-Caveat Lector-

Unless, of course, you're in the stratospheric percentile...

An analysis of the plan from Molly Ivins:

AUSTIN, Texas -- I just love the fine print in the president's tax-cut
plan. I grant you, the overall effect is pretty spectacular, too -- a
plan that has almost no stimulative effect but still opens a future of
zillion-dollar deficits to drag down the economy. That's the
backasswards of what we need, but it's not the fun part.

Look at these little goodies:

-- Think because you have money in the stock market you might have a
stake in eliminating the dividend tax, the centerpiece of the
president's tax cut -- $300 billion over 10 years? (You probably think
you have money in the stock market because your 401K keeps going down --
that would be 40 million Americans.) But no! This tax break doesn't
apply to your dividends! The money in your 401K from both savings and
dividends are tax sheltered until you withdraw the money -- then all of
it gets taxed as ordinary income. You don't get any tax break on your
dividends -- that only goes to the investor class. According to Kevin
Phillips, 1 percent of investors pocketed 42 percent of the stock-market
gains between 1989 and 1997, while the top 10 percent of the population
took 86 percent. These people need a tax cut! They haven't been getting
their share!

-- According to the Urban-Brookings Tax Policy Center, the effect of
eliminating dividend taxation is that the average benefit for those
making less than $10,000 would be $6, and average benefit for those
making more than $1 million would be $45,098. Quick, high-schoolers,
let's practice up for the those SATs by figuring out by what percentage
$45,098 is bigger than $6.

-- Bush also wants to accelerate the income-tax cuts slated for 2006.
Look at this folly. The top 5 percent of taxpayers would get 70 percent
of the benefits on that one. The bottom 80 percent would get 6.5 percent
of the benefits. Ditto with accelerating the 2004 tax cuts: 64.4 percent
to the top 5 percent of taxpayers; 7.7 percent to the bottom 80 percent.

-- One of those people who can't handle numbers, need something visual
to work with? Find the Urban-Brookings charts published in the Jan. 7
New York Times showing who gets how much of this tax cut. You can barley
see the lines that measure the relief until you get above the 99th
percentile.

Naturally there will be a lot of spinning on these tax cuts in the weeks
ahead, with numbers being tossed around like confetti. We'll probably
need John Paulos, the innumeracy guy, to referee. I recommend the Center
for Tax Justice (www.ctj.org) -- its computer model is widely respected.

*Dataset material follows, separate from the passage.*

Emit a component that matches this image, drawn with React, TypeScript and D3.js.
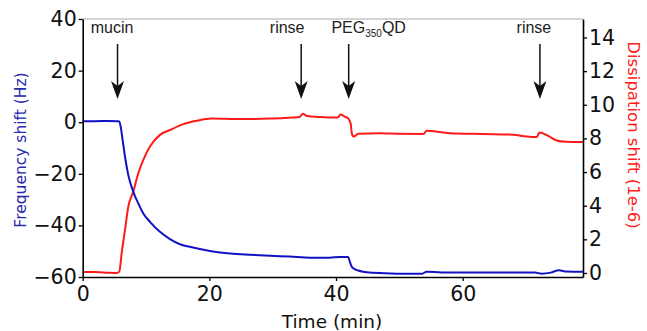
import { useEffect, useRef } from "react";
import * as d3 from "d3";

// frequency shift (Hz)
const freqTime = [0, 2, 4, 5.5, 5.78, 6.0, 6.31, 6.68, 7.2, 7.99, 8.78, 9.57, 10.62, 12.2, 13.78, 15.36, 16.9, 20.1, 23.3, 26.4, 29.6, 32.7, 35.9, 39.0, 40.6, 41.9, 42.2, 42.5, 43.0, 43.5, 44.3, 45.9, 49.6, 53.6, 54.3, 58.0, 60.6, 66.2, 71.4, 72.5, 73.9, 75.2, 76.4, 79];
const freqValue = [0.4, 0.4, 0.5, 0.4, 0.3, -1.8, -7.0, -13.4, -20.5, -27.0, -31.5, -35.4, -38.6, -42.5, -45.3, -47.3, -48.3, -49.9, -50.9, -51.4, -51.8, -52.1, -52.5, -52.5, -52.2, -52.2, -54.2, -56.1, -57.0, -57.5, -58.0, -58.4, -58.7, -58.7, -58.0, -58.3, -58.3, -58.3, -58.3, -58.7, -58.3, -57.4, -57.9, -58.0];

// dissipation shift (1e-6)
const dissTime = [0, 2, 4, 5.37, 5.78, 6.15, 6.68, 7.2, 7.99, 8.78, 9.57, 10.62, 12.2, 13.78, 15.9, 18.0, 20.4, 24.3, 29.6, 34.2, 34.8, 35.3, 37.5, 40.3, 40.7, 41.4, 41.9, 42.3, 42.5, 42.8, 43.5, 46.9, 50.1, 53.8, 54.3, 58.0, 63.2, 68.0, 70.1, 71.7, 72.1, 73.5, 74.8, 76.4, 79];
const dissValue = [0.05, 0.05, 0.02, 0.0, 0.08, 1.17, 2.56, 3.95, 4.84, 5.93, 6.73, 7.52, 8.21, 8.5, 8.85, 9.05, 9.18, 9.15, 9.18, 9.27, 9.46, 9.35, 9.27, 9.24, 9.42, 9.3, 9.2, 8.9, 8.3, 8.11, 8.27, 8.31, 8.27, 8.26, 8.45, 8.31, 8.26, 8.22, 8.11, 8.08, 8.35, 8.15, 7.88, 7.8, 7.78];

const xTicks = [0, 20, 40, 60];
const freqTicks = [40, 20, 0, -20, -40, -60];
const dissTicks = [0, 2, 4, 6, 8, 10, 12, 14];

const eventTimes = [5.5, 34.5, 42.0, 72.2];
const eventLabels = ["mucin", "rinse", "PEG|350|QD", "rinse"];

export default function App() {
  const svgRef = useRef<SVGSVGElement | null>(null);

  useEffect(() => {
    const width = 647;
    const height = 331;
    const left = 82.7;
    const right = 583;
    const top = 19;
    const bottom = 277;

    const svg = d3.select(svgRef.current).attr("width", width).attr("height", height);
    svg.selectAll("*").remove();

    const x = d3.scaleLinear().domain([0, 79]).range([left, right]);
    const yF = d3.scaleLinear().domain([-60, 40]).range([bottom, top]);
    const yD = d3.scaleLinear().domain([-0.24, 15.1]).range([bottom, top]);

    // top frame line
    svg
      .append("line")
      .attr("x1", left)
      .attr("x2", right)
      .attr("y1", top)
      .attr("y2", top)
      .attr("stroke", "#aaa")
      .attr("stroke-width", 1);

    const lineF = d3
      .line<number>()
      .x((_, i) => x(freqTime[i]))
      .y((d) => yF(d))
      .curve(d3.curveMonotoneX);
    const lineD = d3
      .line<number>()
      .x((_, i) => x(dissTime[i]))
      .y((d) => yD(d))
      .curve(d3.curveMonotoneX);

    svg
      .append("path")
      .attr("d", lineD(dissValue))
      .attr("fill", "none")
      .attr("stroke", "#ff1a1a")
      .attr("stroke-width", 2);
    svg
      .append("path")
      .attr("d", lineF(freqValue))
      .attr("fill", "none")
      .attr("stroke", "#1212c4")
      .attr("stroke-width", 2);

    const styleAxis = (g: d3.Selection<SVGGElement, unknown, null, undefined>) => {
      g.selectAll("path").attr("stroke", "#000").attr("stroke-width", 1.6);
      g.selectAll("line").attr("stroke", "#000").attr("stroke-width", 1.3);
      g.selectAll("text")
        .attr("fill", "#111")
        .style("font-family", "DejaVu Sans")
        .style("font-size", "20.5px");
    };

    svg
      .append("g")
      .attr("transform", `translate(0,${bottom})`)
      .call(d3.axisBottom(x).tickValues(xTicks).tickSize(4).tickSizeOuter(0).tickPadding(5))
      .call(styleAxis);
    svg
      .append("g")
      .attr("transform", `translate(${left},0)`)
      .call(d3.axisLeft(yF).tickValues(freqTicks).tickSize(4).tickSizeOuter(0).tickPadding(2))
      .call(styleAxis);
    svg
      .append("g")
      .attr("transform", `translate(${right},0)`)
      .call(d3.axisRight(yD).tickValues(dissTicks).tickSize(4).tickSizeOuter(0).tickPadding(2))
      .call(styleAxis);

    svg
      .append("text")
      .attr("x", 332)
      .attr("y", 328)
      .attr("text-anchor", "middle")
      .style("font-family", "DejaVu Sans")
      .style("font-size", "18.5px")
      .attr("fill", "#111")
      .text("Time (min)");

    svg
      .append("text")
      .attr("transform", `translate(26,150) rotate(-90)`)
      .attr("text-anchor", "middle")
      .style("font-family", "DejaVu Sans")
      .style("font-size", "15.5px")
      .attr("fill", "#2828b0")
      .text("Frequency shift (Hz)");

    svg
      .append("text")
      .attr("transform", `translate(628,135) rotate(90)`)
      .attr("text-anchor", "middle")
      .style("font-family", "DejaVu Sans")
      .style("font-size", "16.5px")
      .attr("fill", "#ff2020")
      .text("Dissipation shift (1e-6)");

    // event arrows and labels
    const labelDx = [-5.5, -14, 20, -6];
    eventTimes.forEach((t, i) => {
      const ax = x(t);
      const g = svg.append("g");
      g.append("line")
        .attr("x1", ax)
        .attr("x2", ax)
        .attr("y1", 44)
        .attr("y2", 88)
        .attr("stroke", "#111")
        .attr("stroke-width", 1.5);
      g.append("path")
        .attr("d", `M${ax},99 L${ax - 6.5},81 L${ax},86 L${ax + 6.5},81 Z`)
        .attr("fill", "#111");
      const parts = eventLabels[i].split("|");
      const txt = g
        .append("text")
        .attr("x", ax + labelDx[i])
        .attr("y", 33)
        .attr("text-anchor", "middle")
        .style("font-family", "Liberation Sans")
        .style("font-size", "16px")
        .attr("fill", "#222");
      if (parts.length === 1) {
        txt.text(parts[0]);
      } else {
        txt.append("tspan").text(parts[0]);
        txt.append("tspan").attr("dy", 4).style("font-size", "10px").text(parts[1]);
        txt.append("tspan").attr("dy", -4).text(parts[2]);
      }
    });
  }, []);

  return <svg ref={svgRef} style={{ position: "absolute", left: 0, top: 0 }}></svg>;
}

Speaking of damn lies and statistics, one of the little games being
played in Washington is that the Republicans want to switch to Enron
accounting on the economy. They're leaning on both the Congressional
Budget Office (CBO) and the Joint Committee on Taxation to change the
way they make their economic estimates. According to the R's, "static
scoring" -- as opposed to your "dynamic scoring" -- overestimates the
cost of tax cuts by ignoring their role in boosting economic growth.
Why, claim the R's, tax cuts pay for themsleves! If that's so, why are
all the states going broke? Bring on Arthur Andersen and mark-to-market
accounting -- that'll perk up the economy.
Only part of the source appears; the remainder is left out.